Following this his skeleton and his head were to be preserved as an “auto-icon” which would be his memorial. His instructions were specific: the skeleton would sit in his favourite chair wearing one of his suits padded out with hay. His mummified head would be placed on top and the whole displayed in a wooden cabinet.
This did not go entirely to plan: Bentham’s head was desiccated using an air pump over a bath of sulphuric acid, the result was macabre, especially when two cobalt glass eyes were added. A wax head fitted with his own hair was substituted while the original head sat at his feet.
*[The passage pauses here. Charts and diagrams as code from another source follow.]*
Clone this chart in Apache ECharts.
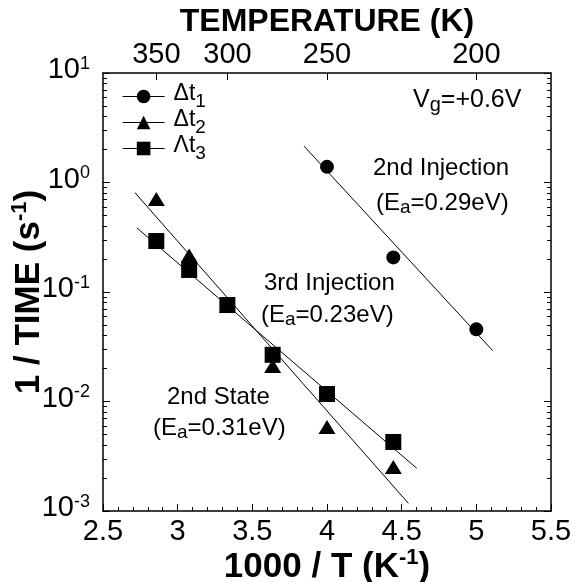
<!DOCTYPE html>
<html><head><meta charset="utf-8">
<script src="https://cdn.jsdelivr.net/npm/echarts@6/dist/echarts.min.js"></script>
<style>html,body{margin:0;padding:0;background:#fff}#c{width:576px;height:582px}</style>
</head><body><div id="c"></div>
<script>
// ---- data ----
const xMin = 2.5, xMax = 5.5, xStep = 0.5;
const tempTicks = [350, 300, 250, 200];          // K, top axis
const yMin = 1e-3, yMax = 10;
const legendNames = ['Δt1', 'Δt2', 'Λt3'];
const dt1X = [4.0, 4.444, 5.0];
const dt1Y = [1.39, 0.207, 0.0456];
const dt2X = [2.857, 3.077, 3.333, 3.636, 4.0, 4.444];
const dt2Y = [0.707, 0.215, 0.075, 0.0211, 0.00585, 0.00252];
const dt3X = [2.857, 3.077, 3.333, 3.636, 4.0, 4.444];
const dt3Y = [0.292, 0.159, 0.076, 0.0267, 0.0117, 0.00427];
const fitInjX = [3.846, 5.11];   const fitInjY = [2.15, 0.0291];     // 2nd Injection
const fitStateX = [2.714, 4.545]; const fitStateY = [0.807, 0.001175]; // 2nd State
const fit3rdX = [2.726, 4.601];  const fit3rdY = [0.386, 0.002455];   // 3rd Injection

const zip = (a, b) => a.map((v, i) => [v, b[i]]);
const FONT = 'Liberation Sans, Arial, Helvetica, sans-serif';
const tempPos = tempTicks.map(t => 1000 / t);

const chart = echarts.init(document.getElementById('c'), null, {renderer: 'canvas'});

const axisLine = {show: true, lineStyle: {color: '#000', width: 1.5}};
const majTick = {show: true, inside: true, length: 7, lineStyle: {color: '#000', width: 1}};
const supRich = (fs) => ({
  t: {fontFamily: FONT, fontWeight: 'bold', fontSize: fs, color: '#000'},
  u: {fontFamily: FONT, fontWeight: 'bold', fontSize: Math.round(fs * 0.62), color: '#000', padding: [0, 0, Math.round(fs * 0.5), 0]}
});

function pointSeries(name, xs, ys, symbol, size) {
  return {
    name, type: 'line', data: zip(xs, ys), symbol, symbolSize: size,
    itemStyle: {color: '#000'}, lineStyle: {width: 0, opacity: 0},
    xAxisIndex: 0, yAxisIndex: 0, z: 5
  };
}
function fitSeries(xs, ys) {
  return {
    type: 'line', data: zip(xs, ys), symbol: 'none',
    lineStyle: {color: '#000', width: 1}, xAxisIndex: 0, yAxisIndex: 0, z: 3, silent: true
  };
}

const annoText = (x, y, text, size) => ({
  type: 'text', x, y,
  style: {
    text, fill: '#000', font: size + 'px ' + FONT, textVerticalAlign: 'middle',
    rich: {
      n: {fontFamily: FONT, fontSize: size, color: '#000'},
      b: {fontFamily: FONT, fontSize: size - 5, color: '#000', padding: [10, 0, 0, 0]}
    }
  }
});

chart.setOption({
  animation: false,
  backgroundColor: '#fff',
  grid: {left: 103, right: 25, top: 73, bottom: 71, containLabel: false, outerBoundsMode: 'none'},
  xAxis: [{
    type: 'value', position: 'bottom', min: xMin, max: xMax, interval: xStep,
    axisLine, axisTick: majTick,
    minorTick: {show: true, splitNumber: 5, length: 4, lineStyle: {color: '#000', width: 1}},
    splitLine: {show: false},
    axisLabel: {color: '#000', fontFamily: FONT, fontSize: 29, margin: 6},
    name: '{t|1000 / T (K}{u|-1}{t|)}', nameLocation: 'middle', nameGap: 36, nameMoveOverlap: false,
    nameTextStyle: {rich: supRich(35)}
  }, {
    type: 'value', position: 'top', min: xMin, max: xMax,
    axisLine,
    axisTick: {show: true, inside: true, length: 7, lineStyle: {color: '#000', width: 1}, customValues: tempPos},
    axisLabel: {color: '#000', fontFamily: FONT, fontSize: 29, margin: 4, customValues: tempPos,
      formatter: v => String(Math.round(1000 / v))},
    splitLine: {show: false},
    name: 'TEMPERATURE (K)', nameLocation: 'middle', nameGap: 35, nameMoveOverlap: false,
    nameTextStyle: {fontFamily: FONT, fontWeight: 'bold', fontSize: 32, color: '#000'}
  }],
  yAxis: [{
    type: 'log', logBase: 10, position: 'left', min: yMin, max: yMax,
    axisLine, axisTick: majTick,
    minorTick: {show: true, splitNumber: 9, length: 4, lineStyle: {color: '#000', width: 1}},
    splitLine: {show: false},
    axisLabel: {
      margin: 13,
      formatter: v => '{b|10}{p|' + Math.round(Math.log10(v)) + '}',
      rich: {
        b: {fontFamily: FONT, fontSize: 29, color: '#000', padding: [0, 0, 6, 0]},
        p: {fontFamily: FONT, fontSize: 18, color: '#000', padding: [0, 0, 18, 0]}
      }
    },
    name: '{t|1 / TIME (s}{u|-1}{t|)}', nameLocation: 'middle', nameGap: 54, nameMoveOverlap: false,
    nameTextStyle: {rich: supRich(35)}
  }, {
    type: 'log', logBase: 10, position: 'right', min: yMin, max: yMax,
    axisLine, axisTick: majTick,
    minorTick: {show: true, splitNumber: 9, length: 4, lineStyle: {color: '#000', width: 1}},
    splitLine: {show: false}, axisLabel: {show: false}
  }],
  legend: {
    left: 122, top: 82, orient: 'vertical', padding: 0,
    itemWidth: 42, itemHeight: 17, itemGap: -3,
    data: legendNames,
    lineStyle: {color: '#000', width: 1.2, opacity: 1},
    formatter: name => '{m|' + name.slice(0, 2) + '}{s|' + name.slice(2) + '}',
    textStyle: {
      rich: {
        m: {fontFamily: FONT, fontSize: 23, color: '#000', lineHeight: 16, padding: [0, 0, 6, 4]},
        s: {fontFamily: FONT, fontSize: 19, color: '#000', lineHeight: 10, padding: [10, 0, 0, 0]}
      }
    }
  },
  graphic: [
    annoText(413, 100, '{n|V}{b|g}{n|=+0.6V}', 25),
    annoText(373, 168, '{n|2nd Injection}', 24),
    annoText(376, 203, '{n|(E}{b|a}{n|=0.29eV)}', 24),
    annoText(264, 283, '{n|3rd Injection}', 24),
    annoText(261, 315, '{n|(E}{b|a}{n|=0.23eV)}', 24),
    annoText(167, 397, '{n|2nd State}', 24),
    annoText(153, 428, '{n|(E}{b|a}{n|=0.31eV)}', 24)
  ],
  series: [
    pointSeries(legendNames[0], dt1X, dt1Y, 'circle', 14),
    pointSeries(legendNames[1], dt2X, dt2Y, 'triangle', [17, 14]),
    pointSeries(legendNames[2], dt3X, dt3Y, 'rect', 16),
    fitSeries(fitInjX, fitInjY),
    fitSeries(fitStateX, fitStateY),
    fitSeries(fit3rdX, fit3rdY)
  ]
});
</script>
</body></html>
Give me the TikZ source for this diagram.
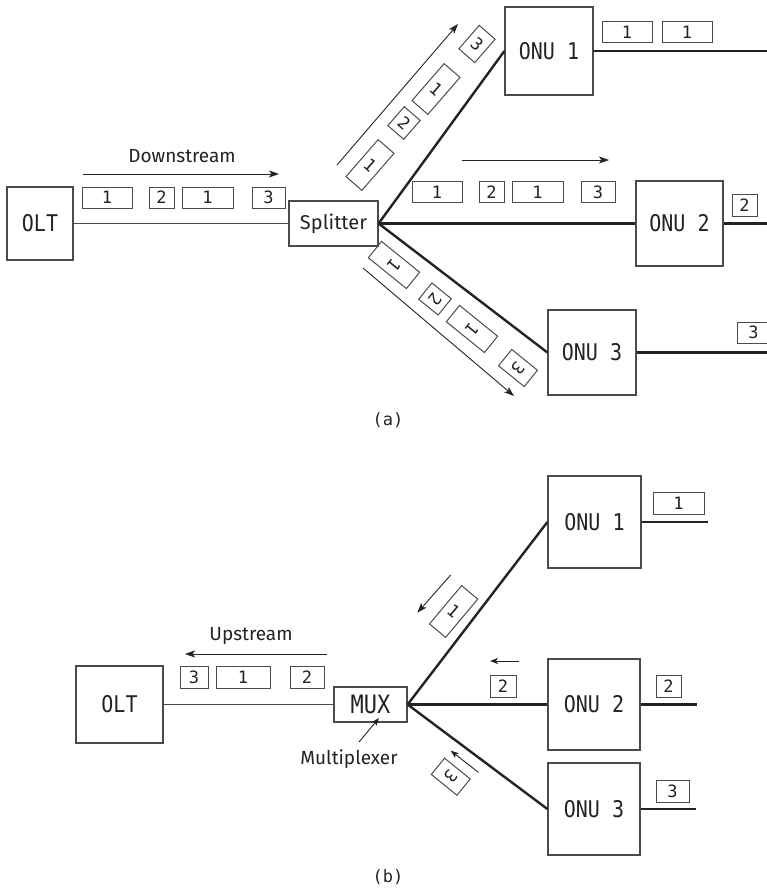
\documentclass[tikz,border=0pt]{standalone}
\usepackage{graphicx}
\usepackage{fontspec}
\setmainfont{Fira Sans}
\newfontfamily\monof{DejaVu Sans Mono}
\usetikzlibrary{arrows.meta}
\definecolor{ink}{RGB}{35,35,35}
\definecolor{boxc}{RGB}{75,75,75}
\newcommand{\devlab}[1]{\scalebox{1}[1.15]{#1}}
\begin{document}
\begin{tikzpicture}[x=1pt,y=-1pt,
  devbox/.style n args={2}{draw=boxc,line width=1.2pt,minimum width=#1,minimum height=#2,
    inner sep=0pt,font=\monof\fontsize{20}{20}\selectfont,text=ink},
  pkt/.style={draw=boxc,line width=1pt,minimum width=#1,minimum height=21pt,inner sep=0pt,
    font=\monof\fontsize{17}{17}\selectfont,text=ink},
  dpkt/.style n args={2}{pkt=#1,rotate=#2},
  thinl/.style={draw=boxc,line width=1.1pt},
  thickl/.style={draw=ink,line width=2.4pt},
  arr/.style={draw=ink,line width=0.9pt,-{Stealth[length=10pt,width=7pt,inset=2.5pt]}},
  lbl/.style={font=\fontsize{19}{19}\selectfont,text=ink,inner sep=0pt},
  figcap/.style={font=\monof\fontsize{17}{17}\selectfont,text=ink,inner sep=0pt}]
\useasboundingbox (0,0) rectangle (766,888);

% ================= (a) =================
\node[devbox={66pt}{73pt}] (OLTa) at (40,223.5) {\devlab{OLT}};
\node[devbox={89pt}{45pt},font=\fontsize{20}{20}\selectfont] (SPL) at (333.5,223.5) {Splitter};
\node[devbox={88pt}{88pt}] (ONU1a) at (549,51) {\devlab{ONU 1}};
\node[devbox={87pt}{85pt}] (ONU2a) at (679.5,223.5) {\devlab{ONU 2}};
\node[devbox={88pt}{85pt}] (ONU3a) at (592,352.5) {\devlab{ONU 3}};

\coordinate (E1a) at (770,51);
\coordinate (E2a) at (770,223.5);
\coordinate (E3a) at (770,352.5);

\draw[thinl] (OLTa.east) -- (SPL.west);
\draw[thickl] (SPL.east) -- (ONU1a.west);
\draw[thickl] (SPL.east) -- (ONU2a.west);
\draw[thickl] (SPL.east) -- (ONU3a.west);
\draw[thickl] (ONU1a.east) -- (E1a);
\draw[thickl] (ONU2a.east) -- (E2a);
\draw[thickl] (ONU3a.east) -- (E3a);

% downstream label and arrow
\node[lbl] (DS) at (182,156) {Downstream};
\coordinate (a1s) at (83,174);
\coordinate (a1e) at (279,174);
\draw[arr] (a1s) -- (a1e);

% packets OLT -> splitter
\node[pkt=50pt] (pa1) at (107,197.5) {1};
\node[pkt=25pt] (pa2) at (161.5,197.5) {2};
\node[pkt=51pt] (pa3) at (207.5,197.5) {1};
\node[pkt=33pt] (pa4) at (268.5,197.5) {3};

% upper branch packets
\node[dpkt={49pt}{49}] (pu1) at (370,165) {\rotatebox{-90}{1}};
\node[dpkt={25pt}{49}] (pu2) at (404,123) {\rotatebox{-90}{2}};
\node[dpkt={49pt}{49}] (pu3) at (436,89) {\rotatebox{-90}{1}};
\node[dpkt={31pt}{49}] (pu4) at (477,44) {\rotatebox{-90}{3}};
\coordinate (a2s) at (337,165);
\coordinate (a2e) at (458,24);
\draw[arr] (a2s) -- (a2e);

% middle branch packets
\coordinate (a3s) at (462,160);
\coordinate (a3e) at (609,160);
\draw[arr] (a3s) -- (a3e);
\node[pkt=50pt] (pm1) at (437,192) {1};
\node[pkt=25pt] (pm2) at (491.5,192) {2};
\node[pkt=51pt] (pm3) at (537.5,192) {1};
\node[pkt=34pt] (pm4) at (598,192) {3};

% lower branch packets
\node[dpkt={49pt}{-39}] (pl1) at (394,265) {\rotatebox{-90}{1}};
\node[dpkt={25pt}{-39}] (pl2) at (435,299) {\rotatebox{-90}{2}};
\node[dpkt={49pt}{-39}] (pl3) at (472,329) {\rotatebox{-90}{1}};
\node[dpkt={33pt}{-39}] (pl4) at (518,368) {\rotatebox{-90}{3}};
\coordinate (a4s) at (363,268);
\coordinate (a4e) at (514,396);
\draw[arr] (a4s) -- (a4e);

% packets after ONUs
\node[pkt=50pt] (po1) at (627,32.5) {1};
\node[pkt=50pt] (po2) at (687,32.5) {1};
\node[pkt=25pt,minimum height=22pt] (po3) at (744.5,205) {2};
\node[pkt=33pt] (po4) at (753.5,332.5) {3};

\node[figcap] (capa) at (388,420) {(a)};

% ================= (b) =================
\node[devbox={87pt}{77pt}] (OLTb) at (119.5,704.5) {\devlab{OLT}};
\node[devbox={73pt}{35pt},font=\monof\fontsize{22}{22}\selectfont] (MUX) at (370.5,704.5) {\devlab{MUX}};
\node[devbox={93pt}{92pt}] (ONU1b) at (594.5,522) {\devlab{ONU 1}};
\node[devbox={92pt}{91pt}] (ONU2b) at (594,704.5) {\devlab{ONU 2}};
\node[devbox={92pt}{92pt}] (ONU3b) at (594,809) {\devlab{ONU 3}};

\coordinate (E1b) at (708,522);
\coordinate (E2b) at (697,704.5);
\coordinate (E3b) at (696,809);

\draw[thinl] (OLTb.east) -- (MUX.west);
\draw[thickl] (MUX.east) -- (ONU1b.west);
\draw[thickl] (MUX.east) -- (ONU2b.west);
\draw[thickl] (MUX.east) -- (ONU3b.west);
\draw[thickl] (ONU1b.east) -- (E1b);
\draw[thickl] (ONU2b.east) -- (E2b);
\draw[thickl] (ONU3b.east) -- (E3b);

% upstream label and arrow
\node[lbl] (US) at (251,636) {Upstream};
\coordinate (b1s) at (327,654);
\coordinate (b1e) at (185,654);
\draw[arr] (b1s) -- (b1e);

\node[pkt=28pt,minimum height=22pt] (qb1) at (194,677) {3};
\node[pkt=54pt,minimum height=22pt] (qb2) at (243,677) {1};
\node[pkt=34pt,minimum height=22pt] (qb3) at (307,677) {2};

% multiplexer label
\node[lbl] (MX) at (349,759) {Multiplexer};
\coordinate (b5s) at (359,742);
\coordinate (b5e) at (379,718);
\draw[arr,-{Stealth[length=8pt,width=6pt,inset=2pt]}] (b5s) -- (b5e);

% branch packets
\node[dpkt={50pt}{50}] (qu1) at (453.6,611.5) {\rotatebox{-90}{1}};
\coordinate (b2s) at (450.7,575);
\coordinate (b2e) at (417.3,612.7);
\draw[arr] (b2s) -- (b2e);

\coordinate (b3s) at (519,661);
\coordinate (b3e) at (490,661);
\draw[arr,-{Stealth[length=8pt,width=6pt,inset=2pt]}] (b3s) -- (b3e);
\node[pkt=26pt,minimum height=22pt] (qm1) at (503,686) {2};

\node[dpkt={33pt}{-39}] (ql1) at (450.75,776.7) {\rotatebox{-90}{3}};
\coordinate (b4s) at (478.3,772.3);
\coordinate (b4e) at (450.7,750.7);
\draw[arr,-{Stealth[length=8pt,width=6pt,inset=2pt]}] (b4s) -- (b4e);

% packets after ONUs
\node[pkt=51pt,minimum height=22pt] (qo1) at (678.5,503) {1};
\node[pkt=25pt,minimum height=22pt] (qo2) at (668.5,686) {2};
\node[pkt=33pt,minimum height=22pt] (qo3) at (672.5,791) {3};

\node[figcap] (capb) at (388,877) {(b)};
\end{tikzpicture}
\end{document}
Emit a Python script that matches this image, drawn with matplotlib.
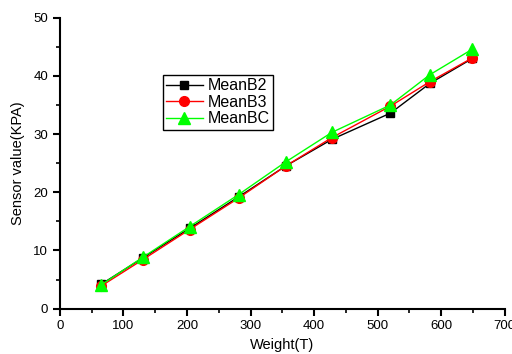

This would, no doubt have delighted Bentham whose instructions regarding his remains may well have been designed to cock a snook at religious sensibilities about life and death.
He would have been gratified too that the auto-icon found a resting place at University College, London, “the godless institution in Gower Street,” established in line with his own beliefs to provide university education for those of all religions and none, unlike the older universities which still enforced the Test Acts.
The auto-icon has always evoked affection at UCL and inspired the urban myth that he attends meetings of the college council casting a deciding vote, always in favour of the motion, when the votes of other council members are equally split. In July 2013 at the final council meeting of the retiring provost, Malcolm Grant, the myth became reality when Bentham was removed from his box and sat in council, recorded in the minutes as “present but not voting.”
After his original head was stolen and held to ransom by a rival college in 1975 (although not as the rumours said used as a football nor discovered in a left luggage locker on a Scottish railway station) it was put away for safe keeping in the strong room of the college records department. Recently the auto-icon has been moved to a new glass display case. Visitors are welcome and he remains a popular attraction.